Rogue Warrior
- First edition
- Author: Richard "Dick" Marcinko and John Weisman
- Subject: Richard "Dick" Marcinko
- Genre: autobiography
- Publisher: Atria Books
- Publication date: 1992
- Published in English: 1 March 1992
- Pages: xii, 336 pages
- ISBN: 0671795937
- OCLC: 24871462

= Rogue Warrior (book) =

1992 autobiography by Richard Marcinko

Rogue Warrior is an autobiography by career US naval officer Richard "Dick" Marcinko, who spent his career struggling to win acceptance for special warfare SEAL units within the Navy establishment.

It covers the early history of the SEAL units, his participation in the Vietnam War, the Iran hostage rescue attempt in 1980 and the U.S. invasion of Grenada and the founding and early history of two United States Navy counter-terrorist units, SEAL Team SIX and Red Cell.

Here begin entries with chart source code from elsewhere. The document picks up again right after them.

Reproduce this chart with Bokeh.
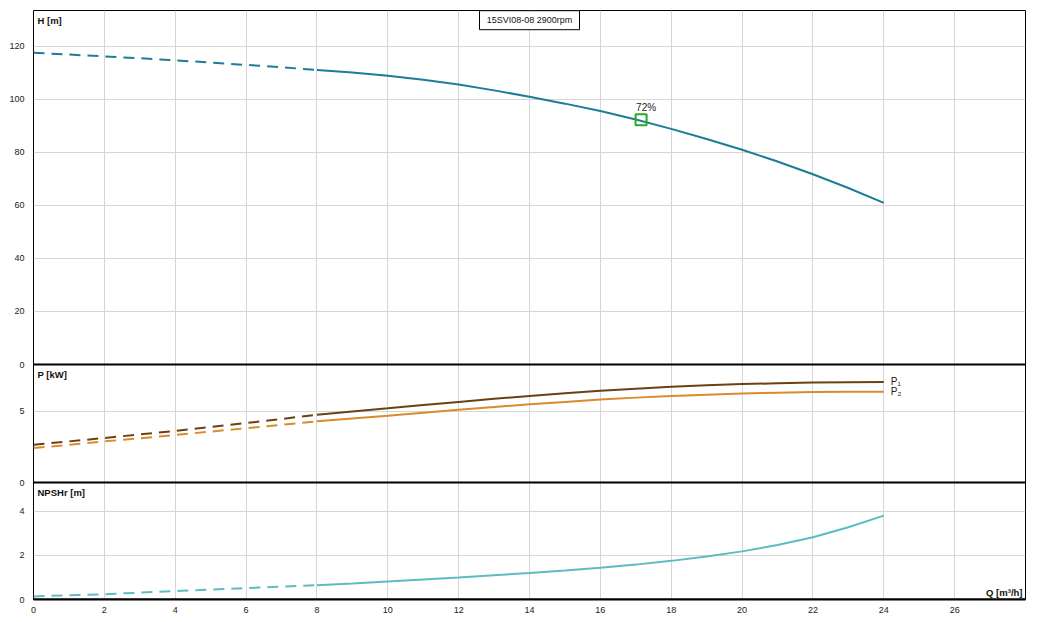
from bokeh.plotting import figure
from bokeh.models import FixedTicker, Range1d, Span
from bokeh.core.properties import value
from bokeh.embed import file_html
from bokeh.resources import INLINE

# ---------------- data ----------------
flow = [0, 1, 2, 3, 4, 5, 6, 7, 8, 9, 10, 11, 12, 13, 14, 15, 16, 17, 18, 19, 20, 21, 22, 23, 24]
head = [117.5, 116.8, 116.1, 115.4, 114.6, 113.8, 112.9, 112.0, 111.0, 110.0, 108.8, 107.3, 105.5,
        103.3, 100.9, 98.3, 95.5, 92.3, 88.8, 85.0, 80.9, 76.5, 71.7, 66.5, 60.9]
power_p1 = [2.65, 2.89, 3.13, 3.38, 3.63, 3.90, 4.18, 4.47, 4.77, 5.00, 5.22, 5.45, 5.67,
            5.89, 6.09, 6.28, 6.45, 6.60, 6.73, 6.84, 6.92, 6.98, 7.03, 7.06, 7.07]
power_p2 = [2.42, 2.65, 2.89, 3.11, 3.34, 3.58, 3.82, 4.06, 4.30, 4.50, 4.70, 4.91, 5.11,
            5.31, 5.50, 5.67, 5.83, 5.97, 6.09, 6.18, 6.26, 6.32, 6.36, 6.38, 6.39]
npshr = [0.14, 0.19, 0.24, 0.31, 0.38, 0.45, 0.52, 0.58, 0.65, 0.73, 0.82, 0.91, 1.00,
         1.10, 1.20, 1.31, 1.44, 1.58, 1.75, 1.95, 2.18, 2.47, 2.82, 3.27, 3.80]
dashed_count = 9  # points Q = 0..8 are drawn dashed

eff_q = [17.15]
eff_h = [92.2]
eff_text = ["72%"]
chart_title = "15SVI08-08 2900rpm"

x_ticks = [0, 2, 4, 6, 8, 10, 12, 14, 16, 18, 20, 22, 24, 26]
x_grid = [0, 2, 4, 6, 8, 10, 12, 14, 16, 18, 20, 22, 24, 26, 28]
h_ticks = [0, 20, 40, 60, 80, 100, 120]
p_ticks = [0, 5]
n_ticks = [0, 2, 4]

# ---------------- layout ----------------
FRAME_H = 589
panel_px = {"H": (235, 589), "P": (117, 235), "N": (0, 117)}
panel_top = {"H": 133.4, "P": 8.3, "N": 5.3}
scale = {k: (panel_px[k][1] - panel_px[k][0]) / panel_top[k] for k in panel_px}


def make_range(k):
    b = panel_px[k][0]
    return Range1d(-b / scale[k], (FRAME_H - b) / scale[k])


def to_main(k, v):
    px = panel_px[k][0] + v * scale[k]
    return round((px - panel_px["H"][0]) / scale["H"], 6)


FONT = "Liberation Sans"
GRID = "#d6d6d6"
C_H = "#1d7d98"
C_P1 = "#6b4114"
C_P2 = "#db8a2c"
C_N = "#5dbcc3"
DASH = "11 7"

p = figure(width=1042, height=620, x_range=Range1d(0, 28), y_range=make_range("H"),
           output_backend="svg", toolbar_location=None,
           min_border_left=33, min_border_right=17, min_border_top=10, min_border_bottom=21)
p.extra_y_ranges = {"p": make_range("P"), "n": make_range("N")}
p.background_fill_color = "white"
p.border_fill_color = "white"
p.outline_line_color = "black"
p.outline_line_width = 1

# x axis
p.xaxis.ticker = FixedTicker(ticks=x_ticks)
p.xaxis.major_tick_line_color = None
p.xaxis.minor_tick_line_color = None
p.xaxis.axis_line_color = "black"
p.xaxis.axis_line_width = 2
p.xaxis.major_label_standoff = 1
p.xaxis.major_label_text_font = FONT
p.xaxis.major_label_text_font_size = "9px"
p.xaxis.major_label_text_color = "#222222"
p.xgrid.ticker = FixedTicker(ticks=x_grid)
p.xgrid.grid_line_color = GRID

# combined left axis for the three panels
tick_pos, overrides = [], {}
for k, ticks in (("H", h_ticks), ("P", p_ticks), ("N", n_ticks)):
    for v in ticks:
        pos = to_main(k, v)
        tick_pos.append(pos)
        overrides[pos] = str(v)
p.yaxis.ticker = FixedTicker(ticks=tick_pos)
p.yaxis.major_label_overrides = overrides
p.yaxis.major_tick_line_color = None
p.yaxis.minor_tick_line_color = None
p.yaxis.axis_line_color = None
p.yaxis.major_label_standoff = 3
p.yaxis.major_label_text_font = FONT
p.yaxis.major_label_text_font_size = "9px"
p.yaxis.major_label_text_color = "#222222"

grid_pos = [to_main("H", v) for v in h_ticks if v > 0] + \
           [to_main("P", v) for v in p_ticks if v > 0] + \
           [to_main("N", v) for v in n_ticks if v > 0]
p.ygrid.ticker = FixedTicker(ticks=grid_pos)
p.ygrid.grid_line_color = GRID

# thick panel base lines
for k in ("H", "P", "N"):
    p.add_layout(Span(location=to_main(k, 0), dimension="width", line_color="black", line_width=2))

# ---------------- curves ----------------
d = dashed_count
p.line(flow[:d], head[:d], line_color=C_H, line_width=2, line_dash=DASH)
p.line(flow[d - 1:], head[d - 1:], line_color=C_H, line_width=2)

p.line(flow[:d], power_p1[:d], line_color=C_P1, line_width=2, line_dash=DASH, y_range_name="p")
p.line(flow[d - 1:], power_p1[d - 1:], line_color=C_P1, line_width=2, y_range_name="p")
p.line(flow[:d], power_p2[:d], line_color=C_P2, line_width=2, line_dash=DASH, y_range_name="p")
p.line(flow[d - 1:], power_p2[d - 1:], line_color=C_P2, line_width=2, y_range_name="p")

p.line(flow[:d], npshr[:d], line_color=C_N, line_width=2, line_dash=DASH, y_range_name="n")
p.line(flow[d - 1:], npshr[d - 1:], line_color=C_N, line_width=2, y_range_name="n")

# efficiency marker
p.scatter(eff_q, eff_h, marker="square", size=11, fill_color=None,
          line_color="#2aa82a", line_width=2)
p.text(eff_q, eff_h, text=eff_text, x_offset=5, y_offset=-12,
       text_align="center", text_baseline="middle",
       text_font=value(FONT), text_font_size="10px", text_color="#222222")

# curve end labels
p.text([flow[-1]], [power_p1[-1]], text=["P\u2081"], x_offset=7, y_offset=0,
       text_baseline="middle", text_font=value(FONT), text_font_size="10px",
       text_color="#222222", y_range_name="p")
p.text([flow[-1]], [power_p2[-1]], text=["P\u2082"], x_offset=7, y_offset=0,
       text_baseline="middle", text_font=value(FONT), text_font_size="10px",
       text_color="#222222", y_range_name="p")

# panel titles
for label, k, rn in (("H [m]", "H", "default"), ("P [kW]", "P", "p"), ("NPSHr [m]", "N", "n")):
    p.text([0], [panel_top[k]], text=[label], x_offset=4, y_offset=4,
           text_baseline="top", text_font=value(FONT), text_font_size="9.5px",
           text_font_style="bold", text_color="#111111", y_range_name=rn)
p.text([28], [0], text=["Q [m\u00b3/h]"], x_offset=-3, y_offset=-2,
       text_align="right", text_baseline="bottom", text_font=value(FONT),
       text_font_size="9.5px", text_font_style="bold", text_color="#111111",
       y_range_name="n")

# chart title box
box_y = panel_top["H"] - 9.7 / scale["H"]
p.rect([14], [box_y], width=100, height=19, width_units="screen", height_units="screen",
       fill_color="white", line_color="black", line_width=1)
p.text([14], [box_y], text=[chart_title], text_align="center", text_baseline="middle",
       text_font=value(FONT), text_font_size="9px", text_color="#111111")

open("out.html", "w").write(file_html(p, INLINE))
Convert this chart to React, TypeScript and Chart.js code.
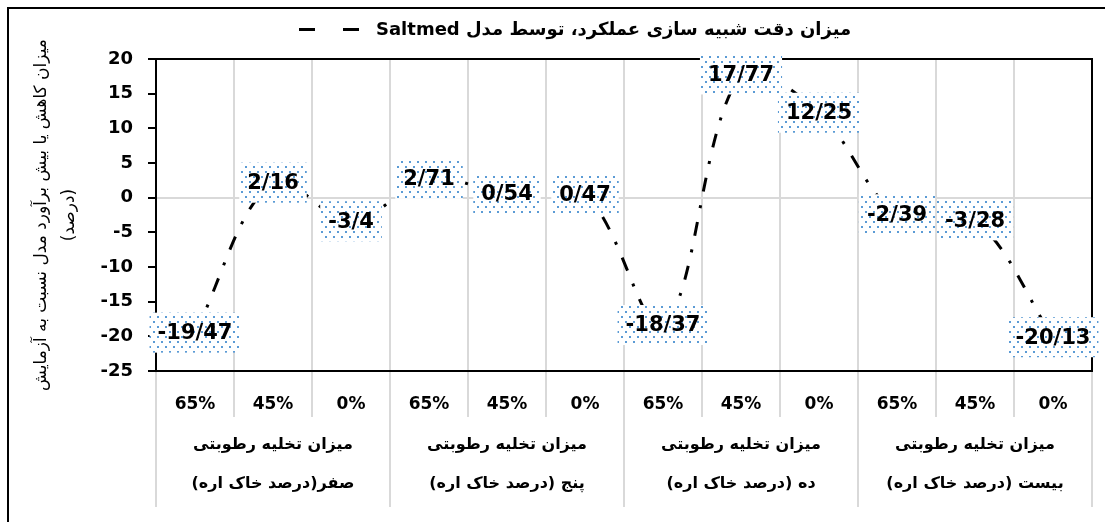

While commanding Red Cell, he was directed to use them to test the Navy's anti-terrorist capabilities and to expose the security weaknesses of U.S. properties around the world. During the tests, Red Cell was often able to infiltrate supposedly impenetrable, highly secured bases, nuclear submarines, ships and other "secure areas", including the Presidential plane Air Force One. In doing so, he claims to have embarrassed several superior officers, whom he accuses of involvement in his subsequent conviction for misappropriation of funds and resources under his command. Marcinko also delights in recalling the gross behavior of the SEALs, such as eating the brains of a live monkey to impress some of his Cambodian allies.

Based on the success of the book, Marcinko went on to author a series of novels placing himself as the protagonist and entitling the series Rogue Warrior. The book also spawned a 2009 video game which features Marcinko as the protagonist.